Though John’s songwriting ability was never in question, there were initial concerns that the songs did not evoke the African savanna in the way that they imagined. Speaking to The Los Angeles Times in 1994, Rice remembered the initial misgivings: “We had a lovely demo from Elton singing ‘Can You Feel the Love Tonight,’ but it’s Elton singing at the piano. I don’t think they could quite relate to it being the voice of the characters… They felt like, ‘Oh, we’re getting Elton John tracks.’ I knew they weren’t, but they didn’t know that.”
Roy Disney, then vice chairman of the studio, also spoke to The Los Angeles Times, “I think because of the way that Elton does a demo, the songs as we first heard them didn’t sound anything like what’s in the film. There was a certain leap of faith that we should wait and hear the full arrangement.”
Hans Zimmer and Lebo M
Don Hahn elaborated on the sound the production team were aiming for, “We had been listening to Graceland, the Paul Simon Album. We’ve been listening to Ladysmith Black Mambazo, the South African vocal groups that had been on the Graceland album and a lot of Soweto kind of South African music.” With the feeling that Rice and John’s songs hadn’t captured the essence of the film, composer Hans Zimmer was brought in to arrange the material. “Elton really let me run riot on it,” Zimmer told The Los Angeles Times. “I was worried he would hate what I did to his songs, taking his babies and giving them new arms and legs and eye colors. It gets personal and I really took his stuff apart. But he’s still speaking to me and that’s a good sign.”

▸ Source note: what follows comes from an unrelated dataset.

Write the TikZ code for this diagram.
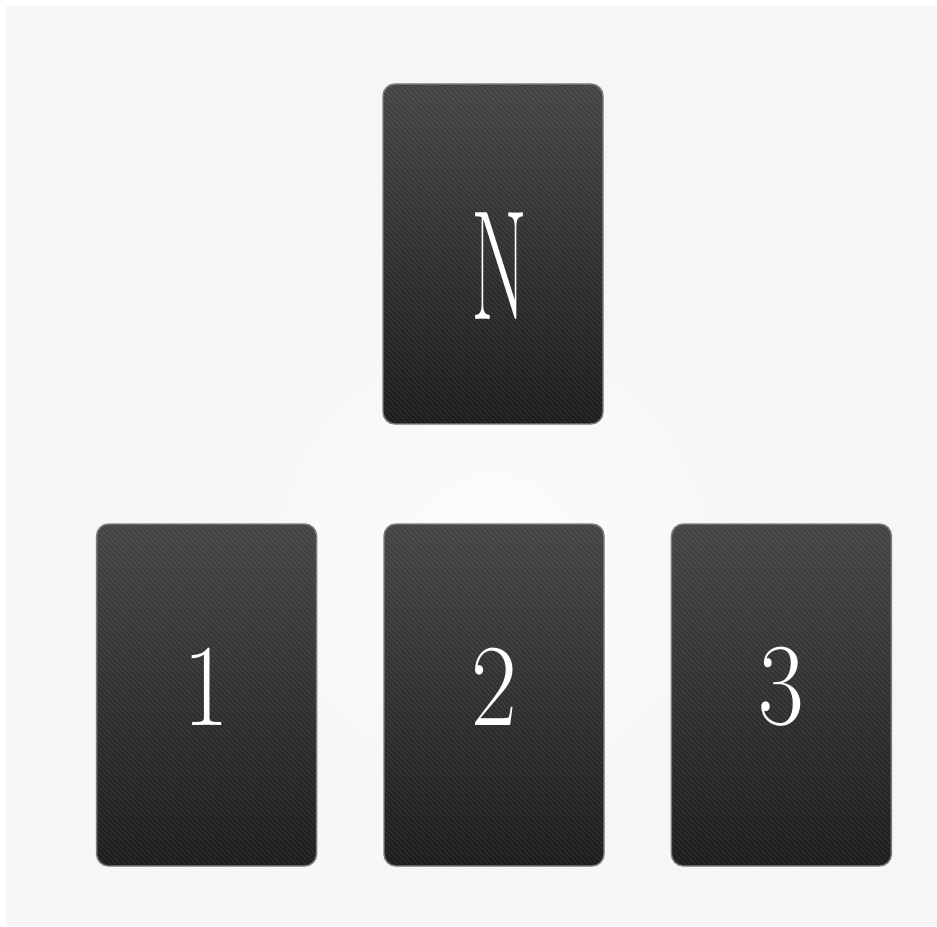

Zimmer’s masterstroke was calling upon the South African vocalist Lebo M to add an authentic African flavor to his arrangements. Nowhere is this more striking than on the majestic and panoramic opening track, “Circle Of Life.” John and Zimmer’s powerful ballad was a rumination on the continuation of life, in this case soundtracking the moment that Simba, the lion cub and new prince of the Pride Lands is unveiled to the expectant animals who have flocked to see him.
The story struck a chord with Lebo M as he told CNN in 2019, “Just reading the script became very personal to me. I’m inside the story, and the story is me reliving my life literally while working on the story of Simba, who goes [into] exile.” When it came to laying down a vocal for “Circle Of Life,” Lebo M pictured Mufasa (Simba’s father, the king of the Pride Lands) standing atop Pride Rock and launched into a chant in Zulu that would become synonymous with the film, “I went ‘All hail the king; bow down in the presence of the royal family.’ It was inspired by a vision or dream that most of us South Africans were visualizing: Nelson Mandela taking the podium to become the first black president,” he said. “So it’s just a dual story that was happening at the same time – and thankfully the chemistry worked and the magic happened.”
The music and legacy of The Lion King
“Circle Of Life” was followed by more moments of magic – the joyous highlife of “I Just Can’t Wait To Be King,” the tour-de-force performance from Jeremy Irons as Mufasa’s evil brother Scar on “Be Prepared,” the comedic pop interlude “Hakuna Matata,” and “Can You Feel The Love Tonight,” one of the great Disney romantic ballads. The latter was cut from an early version of the film, but after John insisted it was reinstated it went on to win the Academy Award® for Best Original Song.
For Elton John, The Lion King was a revelation, as he wrote in Me, “I thought the finished film was completely extraordinary. I’m not the kind of artist who invites people over to play them my new album, but I loved The Lion King so much that I arranged a couple of private screenings so friends could see it. I was incredibly proud of the whole thing; I knew we were on to something very special. Even so, I couldn’t have predicted it would become one of the highest-grossing films of all time. It introduced my music to a completely new audience.”
Not only was The Lion King a staggering box office success, the soundtrack was the biggest-selling ever from an animated project, and remains the second-highest selling album in Elton John’s catalogue, behind his 1974 compilation, Greatest Hits. Once again, a risky move had paid off for Disney.